The skin we wear is much more than a decorative layer to cover our muscles and bones. It protects us from the dangers of the outside environment and shows signs that we’re not feeling our best — dark circles around the eyes when we’re tired, and rashes from having an allergic reaction.
Having a bad reaction to beauty products is all too common. From harsh chemicals and additives to scents and textures, our skin will show us what doesn’t agree with our system. Everyone reacts differently — some skin types are more sensitive than others — therefore, it is useful to understand the basics of the three main layers of skin.
The Epidermis: this is the first layer and is seen from the outside. The epidermis provides waterproofing and a barrier against infection, receptors for the sensations of touch and pressure, melanocytes which determine skin color, and the very tops of the sensory nerve endings.
The Dermis: is comprised of thick connective tissue made up of collagen, elastic and reticular fibers, lymphatic and blood vessels, and millions of nerve roadways. It also includes sweat glands, sebaceous glands, and hair follicles.

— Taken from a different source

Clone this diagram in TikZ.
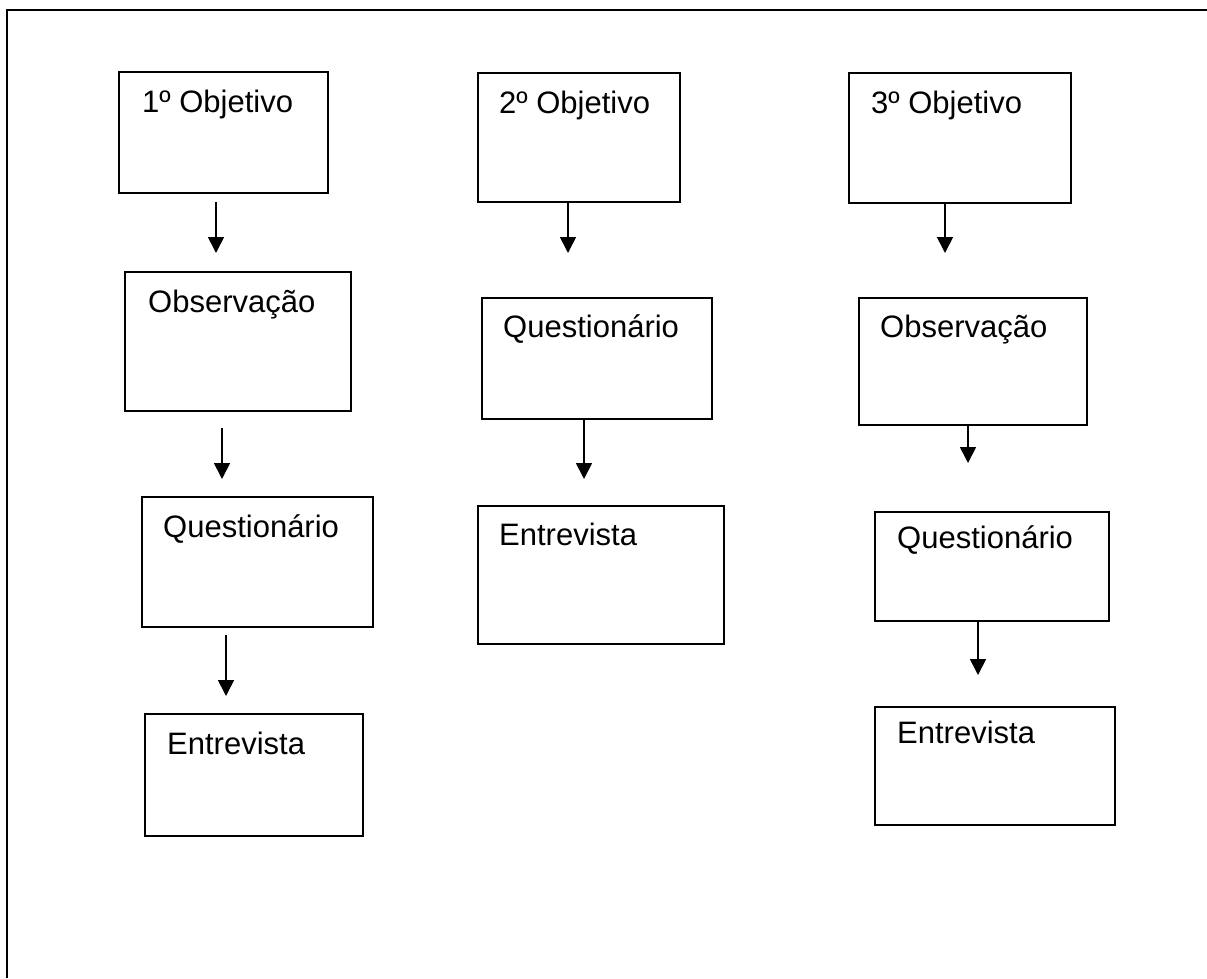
\documentclass[tikz,border=0pt]{standalone}
\usepackage{fontspec}
\setmainfont{Liberation Sans}
\usetikzlibrary{arrows.meta}
\begin{document}
\begin{tikzpicture}[x=1pt,y=-1pt,
  boxnode/.style={draw, line width=2pt, rectangle, inner sep=0pt, outer sep=0pt, anchor=north west},
  lbl/.style={anchor=base west, inner sep=0pt, font=\fontsize{31}{36}\selectfont},
  arr/.style={line width=1.7pt, -{Triangle[width=16pt,length=16pt]}}]
\useasboundingbox (0,0) rectangle (1207,978);
\draw[line width=2pt] (7,978) -- (7,10) -- (1207,10);
% column 1
\node[boxnode, minimum width=209pt, minimum height=121pt] (b1) at (119,72) {};
\node[lbl] (t1) at ([xshift=23pt,yshift=-40pt]b1.north west) {1º Objetivo};
\node[boxnode, minimum width=226pt, minimum height=139pt] (obs1) at (125,272) {};
\node[lbl] (t2) at ([xshift=23pt,yshift=-40pt]obs1.north west) {Observação};
\node[boxnode, minimum width=231pt, minimum height=130pt] (q1) at (142,497) {};
\node[lbl] (t3) at ([xshift=21pt,yshift=-40pt]q1.north west) {Questionário};
\node[boxnode, minimum width=218pt, minimum height=122pt] (e1) at (145,714) {};
\node[lbl] (t4) at ([xshift=22pt,yshift=-40pt]e1.north west) {Entrevista};
\draw[arr] ([xshift=-7.5pt,yshift=-9pt]b1.south) -- ([xshift=-22pt,yshift=19pt]obs1.north);
\draw[arr] ([xshift=-16pt,yshift=-17pt]obs1.south) -- ([xshift=-35.5pt,yshift=18pt]q1.north);
\draw[arr] ([xshift=-31.5pt,yshift=-8pt]q1.south) -- ([xshift=-28pt,yshift=18pt]e1.north);
% column 2
\node[boxnode, minimum width=202pt, minimum height=129pt] (b2) at (478,73) {};
\node[lbl] (t5) at ([xshift=21pt,yshift=-40pt]b2.north west) {2º Objetivo};
\node[boxnode, minimum width=230pt, minimum height=121pt] (q2) at (482,298) {};
\node[lbl] (t6) at ([xshift=21pt,yshift=-39pt]q2.north west) {Questionário};
\node[boxnode, minimum width=246pt, minimum height=138pt] (e2) at (478,506) {};
\node[lbl] (t7) at ([xshift=21pt,yshift=-39pt]e2.north west) {Entrevista};
\draw[arr] ([xshift=-11pt]b2.south) -- ([xshift=-29pt,yshift=45pt]q2.north);
\draw[arr] ([xshift=-13pt]q2.south) -- ([xshift=-17pt,yshift=27pt]e2.north);
% column 3
\node[boxnode, minimum width=222pt, minimum height=130pt] (b3) at (849,73) {};
\node[lbl] (t8) at ([xshift=22pt,yshift=-40pt]b3.north west) {3º Objetivo};
\node[boxnode, minimum width=228pt, minimum height=127pt] (obs3) at (859,298) {};
\node[lbl] (t9) at ([xshift=21pt,yshift=-39pt]obs3.north west) {Observação};
\node[boxnode, minimum width=234pt, minimum height=109pt] (q3) at (875,512) {};
\node[lbl] (t10) at ([xshift=22pt,yshift=-36pt]q3.north west) {Questionário};
\node[boxnode, minimum width=240pt, minimum height=118pt] (e3) at (875,707) {};
\node[lbl] (t11) at ([xshift=22pt,yshift=-36pt]e3.north west) {Entrevista};
\draw[arr] ([xshift=-15pt]b3.south) -- ([xshift=-28pt,yshift=45pt]obs3.north);
\draw[arr] ([xshift=-5pt]obs3.south) -- ([xshift=-24pt,yshift=49pt]q3.north);
\draw[arr] ([xshift=-14pt]q3.south) -- ([xshift=-17pt,yshift=32pt]e3.north);
\end{tikzpicture}
\end{document}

The Hypodermis: the final layer is known as the hypodermis or subcutis. The hypodermis is comprised of adipocytes, macrophages, and fibroblasts — all essential parts of the skins immune system. It is worth mentioning that the hypodermis also contains numerous vessels and nerve fibers.
Scientists have discovered new things about skin and cannabis. They’ve revealed that cannabinoid receptors in the brain can be activated by ingesting cannabis.

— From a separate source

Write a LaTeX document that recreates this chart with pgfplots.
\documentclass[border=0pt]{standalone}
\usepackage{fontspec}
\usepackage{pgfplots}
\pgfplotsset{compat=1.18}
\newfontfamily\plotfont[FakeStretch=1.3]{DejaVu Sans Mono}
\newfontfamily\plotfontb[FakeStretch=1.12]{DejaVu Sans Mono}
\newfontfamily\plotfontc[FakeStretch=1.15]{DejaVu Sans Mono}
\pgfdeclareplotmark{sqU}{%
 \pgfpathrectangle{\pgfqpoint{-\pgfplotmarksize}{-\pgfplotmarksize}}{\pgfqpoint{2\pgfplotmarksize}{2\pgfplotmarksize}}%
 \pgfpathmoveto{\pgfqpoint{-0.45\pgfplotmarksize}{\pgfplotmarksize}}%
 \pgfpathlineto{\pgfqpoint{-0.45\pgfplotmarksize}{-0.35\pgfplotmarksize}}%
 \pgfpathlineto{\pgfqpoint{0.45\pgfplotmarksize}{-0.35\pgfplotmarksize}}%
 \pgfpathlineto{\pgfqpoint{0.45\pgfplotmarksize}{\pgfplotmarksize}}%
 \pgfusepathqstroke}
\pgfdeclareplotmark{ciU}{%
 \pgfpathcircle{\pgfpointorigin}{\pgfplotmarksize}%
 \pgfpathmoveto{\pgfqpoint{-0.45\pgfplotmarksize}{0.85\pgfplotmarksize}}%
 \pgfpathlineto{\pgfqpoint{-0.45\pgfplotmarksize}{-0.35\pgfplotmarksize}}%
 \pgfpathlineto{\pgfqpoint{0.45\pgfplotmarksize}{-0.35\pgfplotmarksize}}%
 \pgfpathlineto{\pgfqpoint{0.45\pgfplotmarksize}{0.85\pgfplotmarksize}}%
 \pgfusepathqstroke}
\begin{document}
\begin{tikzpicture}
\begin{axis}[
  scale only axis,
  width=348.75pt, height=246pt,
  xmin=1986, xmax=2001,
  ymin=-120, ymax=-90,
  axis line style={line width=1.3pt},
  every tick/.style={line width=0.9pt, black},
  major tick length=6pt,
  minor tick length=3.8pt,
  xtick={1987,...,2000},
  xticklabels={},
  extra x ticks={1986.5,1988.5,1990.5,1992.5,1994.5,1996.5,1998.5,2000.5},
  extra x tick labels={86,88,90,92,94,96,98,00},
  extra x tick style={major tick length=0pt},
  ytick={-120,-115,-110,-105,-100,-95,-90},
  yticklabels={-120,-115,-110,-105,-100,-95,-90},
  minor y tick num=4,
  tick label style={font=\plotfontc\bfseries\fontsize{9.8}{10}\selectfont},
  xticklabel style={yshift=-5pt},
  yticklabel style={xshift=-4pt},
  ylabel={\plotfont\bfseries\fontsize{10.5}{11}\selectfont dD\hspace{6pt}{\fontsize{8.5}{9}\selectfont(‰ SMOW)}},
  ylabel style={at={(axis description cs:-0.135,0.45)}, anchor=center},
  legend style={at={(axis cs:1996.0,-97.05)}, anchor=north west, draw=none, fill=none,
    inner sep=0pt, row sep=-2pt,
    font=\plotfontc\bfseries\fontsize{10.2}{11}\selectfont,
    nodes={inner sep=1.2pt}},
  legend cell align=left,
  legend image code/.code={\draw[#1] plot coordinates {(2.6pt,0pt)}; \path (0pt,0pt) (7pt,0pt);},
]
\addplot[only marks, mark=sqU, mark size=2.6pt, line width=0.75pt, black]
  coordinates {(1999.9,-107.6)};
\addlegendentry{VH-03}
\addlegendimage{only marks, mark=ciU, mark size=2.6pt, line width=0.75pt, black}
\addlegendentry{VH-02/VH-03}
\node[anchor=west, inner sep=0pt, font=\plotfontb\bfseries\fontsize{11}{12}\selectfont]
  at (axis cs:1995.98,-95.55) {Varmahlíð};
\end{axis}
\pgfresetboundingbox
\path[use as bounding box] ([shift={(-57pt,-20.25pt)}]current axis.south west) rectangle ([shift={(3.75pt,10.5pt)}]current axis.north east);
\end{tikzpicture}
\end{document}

Though cannabinoid functions remain mysterious, the evidence seems to indicate that the receptors have a significant role to play in self-healing and regeneration. Thanks to CBD spearheading the movement, a better understanding has been established, and cannabis legalization continues to spread across America.
Recent studies have determined that there are cannabinoid receptors inside individual organs including the skin. These receptors, their parts, and pathways are collectively known as the ECS (or the endocannabinoid system).

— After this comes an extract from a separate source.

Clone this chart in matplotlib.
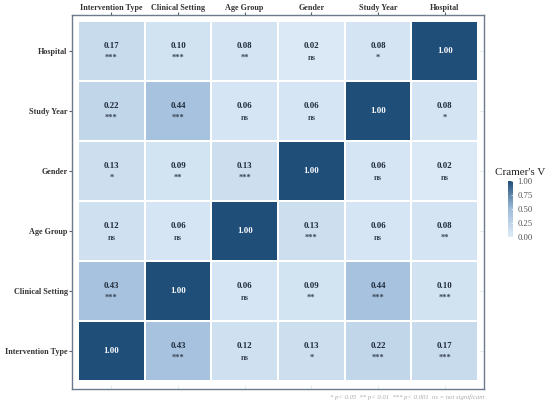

This research highlights the regulatory function of the ECS within the various cell types of the skin and its involvement in pathological skin disorders. With the use of CBD products, it could help with skin conditions like eczema and acne.
CBD is known to help with inflammation, redness, reduce the appearance of wrinkles, and discoloration of the skin. Because of this, companies in the beauty industry have been grabbing the opportunity to create CBD beauty products.
Big beauty brands like Sephora and Saks have their own category, selling a variety of products as CBD consumerism continues to grow. So far, there’s already face creams, anti-aging moisturizers, eye creams, primers, serums, and face oils to choose from — and the list is only growing, with some experts predicting that the CBD market could reach a total of $22 billion dollars by 2022.
Our skins varies from person to person, and some take care of theirs more than others. As it is, CBD beauty products show no major side effects on the skin. As more companies begin selling and experimenting with new ways to incorporate CBD into skincare and beauty products, the public will be the best source to know if it’s effective or not.